▸ TASK GOAL: Write out the opening lines of the data word for word, up to and including the line with "width=415pt,minimum height=104pt] (registry)", and leave every picture and every later line out.

▸ DATA FOR THIS EXERCISE:
________________________

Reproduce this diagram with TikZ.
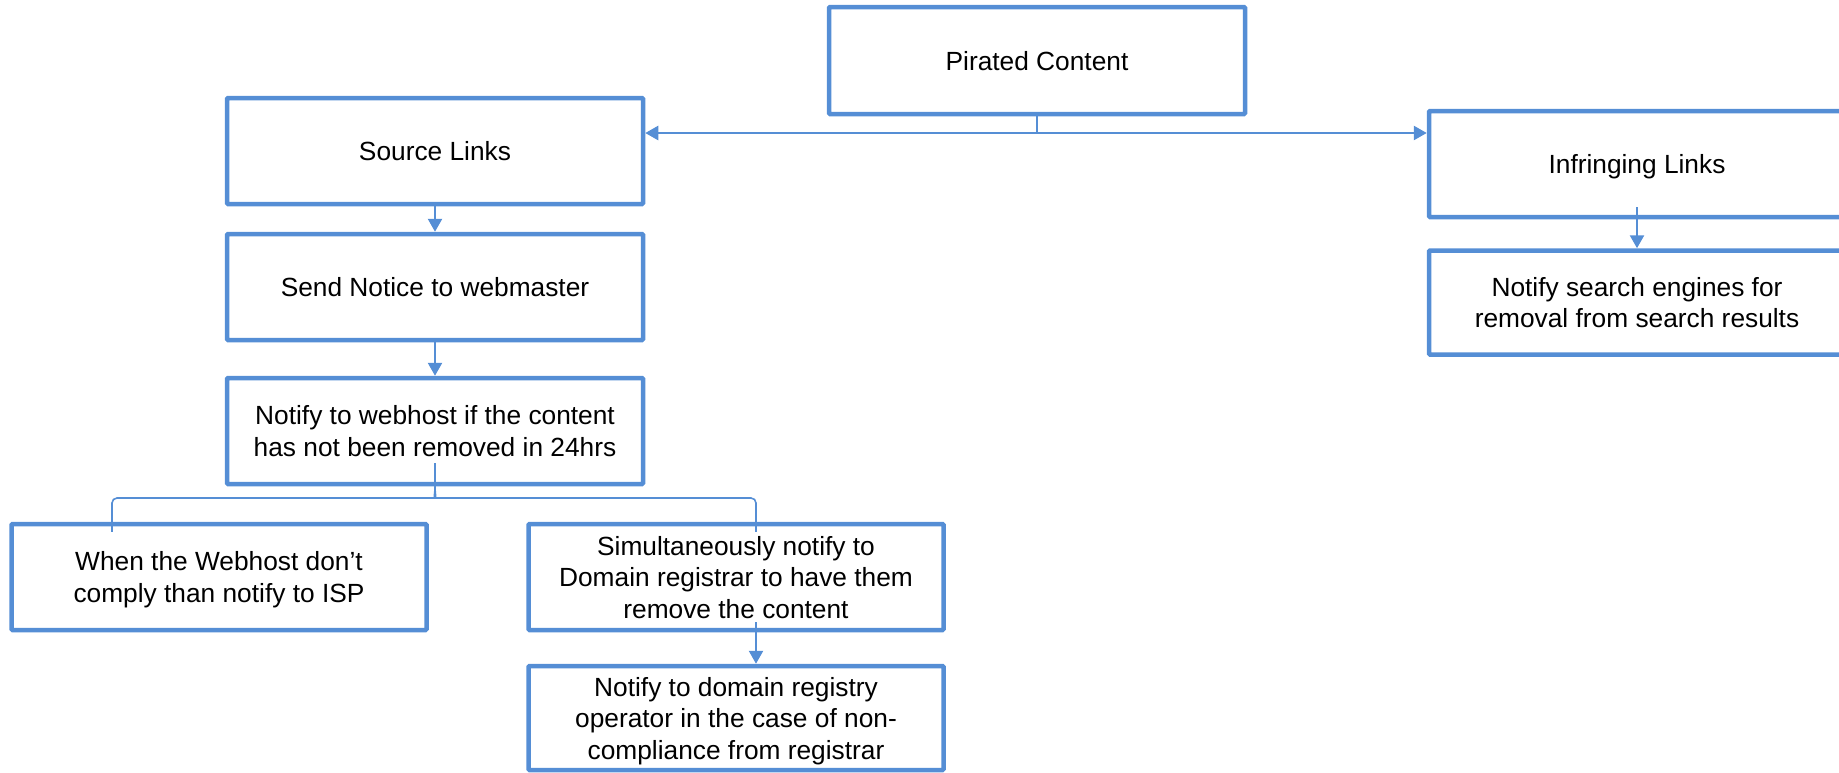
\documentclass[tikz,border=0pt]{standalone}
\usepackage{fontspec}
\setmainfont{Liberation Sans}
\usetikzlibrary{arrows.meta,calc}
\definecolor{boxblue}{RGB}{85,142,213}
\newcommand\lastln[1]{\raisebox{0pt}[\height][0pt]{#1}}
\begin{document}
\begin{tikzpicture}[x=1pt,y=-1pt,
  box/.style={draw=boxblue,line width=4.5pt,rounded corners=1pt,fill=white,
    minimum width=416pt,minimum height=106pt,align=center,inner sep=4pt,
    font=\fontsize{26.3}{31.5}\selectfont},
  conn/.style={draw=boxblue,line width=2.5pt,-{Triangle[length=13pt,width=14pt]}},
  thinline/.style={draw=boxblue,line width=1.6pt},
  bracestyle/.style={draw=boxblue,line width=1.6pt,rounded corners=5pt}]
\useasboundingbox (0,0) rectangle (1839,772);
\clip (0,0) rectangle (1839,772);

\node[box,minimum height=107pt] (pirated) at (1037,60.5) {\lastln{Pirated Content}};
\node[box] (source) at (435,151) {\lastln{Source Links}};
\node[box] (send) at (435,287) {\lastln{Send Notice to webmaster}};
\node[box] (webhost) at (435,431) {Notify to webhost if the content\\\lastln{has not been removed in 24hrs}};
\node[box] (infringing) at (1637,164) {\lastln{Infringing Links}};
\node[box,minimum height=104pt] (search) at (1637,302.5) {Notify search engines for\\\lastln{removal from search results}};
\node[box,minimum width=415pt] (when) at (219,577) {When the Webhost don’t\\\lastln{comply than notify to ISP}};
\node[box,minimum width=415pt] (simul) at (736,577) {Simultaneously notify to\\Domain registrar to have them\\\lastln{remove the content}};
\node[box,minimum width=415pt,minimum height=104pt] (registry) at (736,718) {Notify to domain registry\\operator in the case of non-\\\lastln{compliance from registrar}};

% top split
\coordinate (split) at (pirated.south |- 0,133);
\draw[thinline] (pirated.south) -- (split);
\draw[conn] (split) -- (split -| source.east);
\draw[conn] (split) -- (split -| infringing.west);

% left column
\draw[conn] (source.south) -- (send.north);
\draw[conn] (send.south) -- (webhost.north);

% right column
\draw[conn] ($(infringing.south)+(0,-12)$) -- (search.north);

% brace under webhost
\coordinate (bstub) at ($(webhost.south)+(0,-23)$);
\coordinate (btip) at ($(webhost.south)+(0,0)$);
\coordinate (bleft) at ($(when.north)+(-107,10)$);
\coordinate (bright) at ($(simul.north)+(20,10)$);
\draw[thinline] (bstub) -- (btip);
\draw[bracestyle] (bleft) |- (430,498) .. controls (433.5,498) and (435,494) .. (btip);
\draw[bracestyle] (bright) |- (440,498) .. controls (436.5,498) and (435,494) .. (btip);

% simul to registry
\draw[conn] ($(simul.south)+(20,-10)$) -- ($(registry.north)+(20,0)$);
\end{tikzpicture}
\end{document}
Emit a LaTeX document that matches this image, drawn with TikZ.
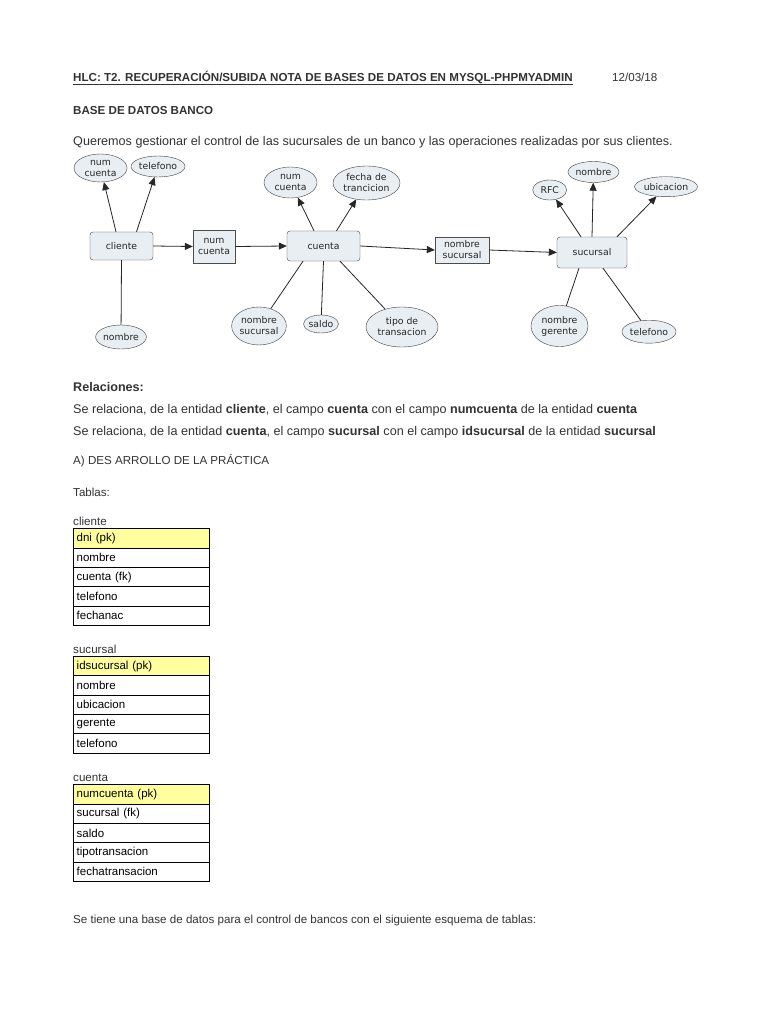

________________________

▸ RESULT:
Reproduce this diagram with TikZ.
\documentclass[tikz,border=0pt]{standalone}
\usepackage{fontspec}
\setmainfont{Liberation Sans}
\usetikzlibrary{arrows.meta,calc}
\definecolor{boxblue}{RGB}{85,142,213}
\newcommand\lastln[1]{\raisebox{0pt}[\height][0pt]{#1}}
\begin{document}
\begin{tikzpicture}[x=1pt,y=-1pt,
  box/.style={draw=boxblue,line width=4.5pt,rounded corners=1pt,fill=white,
    minimum width=416pt,minimum height=106pt,align=center,inner sep=4pt,
    font=\fontsize{26.3}{31.5}\selectfont},
  conn/.style={draw=boxblue,line width=2.5pt,-{Triangle[length=13pt,width=14pt]}},
  thinline/.style={draw=boxblue,line width=1.6pt},
  bracestyle/.style={draw=boxblue,line width=1.6pt,rounded corners=5pt}]
\useasboundingbox (0,0) rectangle (1839,772);
\clip (0,0) rectangle (1839,772);

\node[box,minimum height=107pt] (pirated) at (1037,60.5) {\lastln{Pirated Content}};
\node[box] (source) at (435,151) {\lastln{Source Links}};
\node[box] (send) at (435,287) {\lastln{Send Notice to webmaster}};
\node[box] (webhost) at (435,431) {Notify to webhost if the content\\\lastln{has not been removed in 24hrs}};
\node[box] (infringing) at (1637,164) {\lastln{Infringing Links}};
\node[box,minimum height=104pt] (search) at (1637,302.5) {Notify search engines for\\\lastln{removal from search results}};
\node[box,minimum width=415pt] (when) at (219,577) {When the Webhost don’t\\\lastln{comply than notify to ISP}};
\node[box,minimum width=415pt] (simul) at (736,577) {Simultaneously notify to\\Domain registrar to have them\\\lastln{remove the content}};
\node[box,minimum width=415pt,minimum height=104pt] (registry) at (736,718) {Notify to domain registry\\operator in the case of non-\\\lastln{compliance from registrar}};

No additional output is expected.